Friday, May 22, 2009

First Kiss - A metaphor for beginning to teach

Do you remember your first kiss? For me it was an awkward teenage experience: fumbling, figuring out the physics of suction, marvelling at the neurochemistry of pleasure and swimming in a synaesthetic ocean of sensations - tastes, touches, smells and sounds. If you were anything like me, your first kiss was an amateurish affair, messy and ill-structured, satisfying in the way that leaves you not quite filled and certainly not empty, but rather desiring to know if it could indeed be better—the desire that leads to experimentation and variation with the second and third kisses, which indeed were better.
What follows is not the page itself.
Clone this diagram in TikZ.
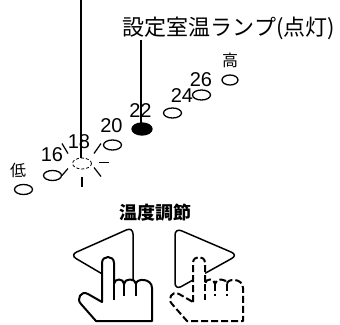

In school nobody teaches you about kissing; this type of learning is one that has to take place in dialogic communion with another—it is an intimate act of social learning, one that can only take place in a relationship of mutual trust and intervulnerability. It is the type of learning where one learns both from and with an Other; where one is simultaneously teacher and student, never master but always learner. One’s first kiss sometimes leads to many other fulfilling firsts.

The first years of teaching are very much like one’s first kiss. One has finally worked up the courage to stand in front of a group of strangers and ask them to enter into an intimate relationship with you, to lower their natural barriers and allow you to enter into their sacred space. Apprehension and expectation; vulnerability faces vulnerability; the possibility of rejection palpable. These first years are often just as messy, awkward, and ill-structured as one’s first kiss, but if they are indeed satisfying in the way that neither fills nor drains you, the desire to do better that can emerge provides the impetus for really learning what it means to honour the gift of vulnerability offered to you, and how to care for your own vulnerability as a teacher/educator. One learns that one learns with and from one’s students and that one’s vulnerability as a teacher is intertwined with one’s students, as are their and your successes. Learning becomes an attractor of a classroom whose evolution is no longer constrained by concerns about teacher-centredness versus student-centredness. Learning as a process of ongoing experimentation and gradual imperceptible refinements of knowledge (content and pedagogical), technique, disposition, and philosophy moves the beginning teacher to the recognition of the privilege of inhabiting a space that is ever constituted, transformed, and maintained through ethical and loving relationships with others.

This type of learning, especially for novice teachers, is never easy as valued identities necessarily mutate over time. The first years of teaching are a problematic, confusing, conflicting, and sometimes painful space from which to operate as “one is already” even while “one is becoming” a teacher. Even with teacher preparation and experience there is a beautiful terror that teachers feel standing in front of their charges on the first day. For others there is the gradual realisation that the intellectual, emotional, and physical commitments that are required to teach are not quite aligned with their own competencies, expectations, or values, nor are the commitments demanded of teachers often commensurate with the financial reimbursement. This is valuable learning nevertheless. Not every person you kiss you end up marrying!

The first year of marriage is much like the first year of teaching—future husbands be warned! A lot of difficult and necessary learning has to take place as one learns to live sustainably in a relationship that is always both interdependent and intervulnerable. What helps a marriage or any committed relationship, including didactic ones, to survive is the nurturing of conditions for the ongoing emergence and deepening of relationships of mutual learning—learning from and with another: sometimes teacher, sometimes student, but never master. These learning relationships, though, are founded on mutual trust and respect for difference, funded by an ongoing commitment to dialogue and meaningful conversation, and fuelled by the ever-emerging desire to know, do, and become better learners. In time, my wife and I will place our first kisses on our own children and we will smile knowing that, we, and they, have a lifetime of learning and awkward first kiss experiences ahead of us.

The memory of a first kiss experience is a blessing, reminding us that meaningful learning is often the product of intimate social interaction. In the gift of a first kiss we awaken to the potential of a life filled with love through learning with and from others, and we are roused to a deep compassion and concern for their well-being. Teachers, remember your first kiss.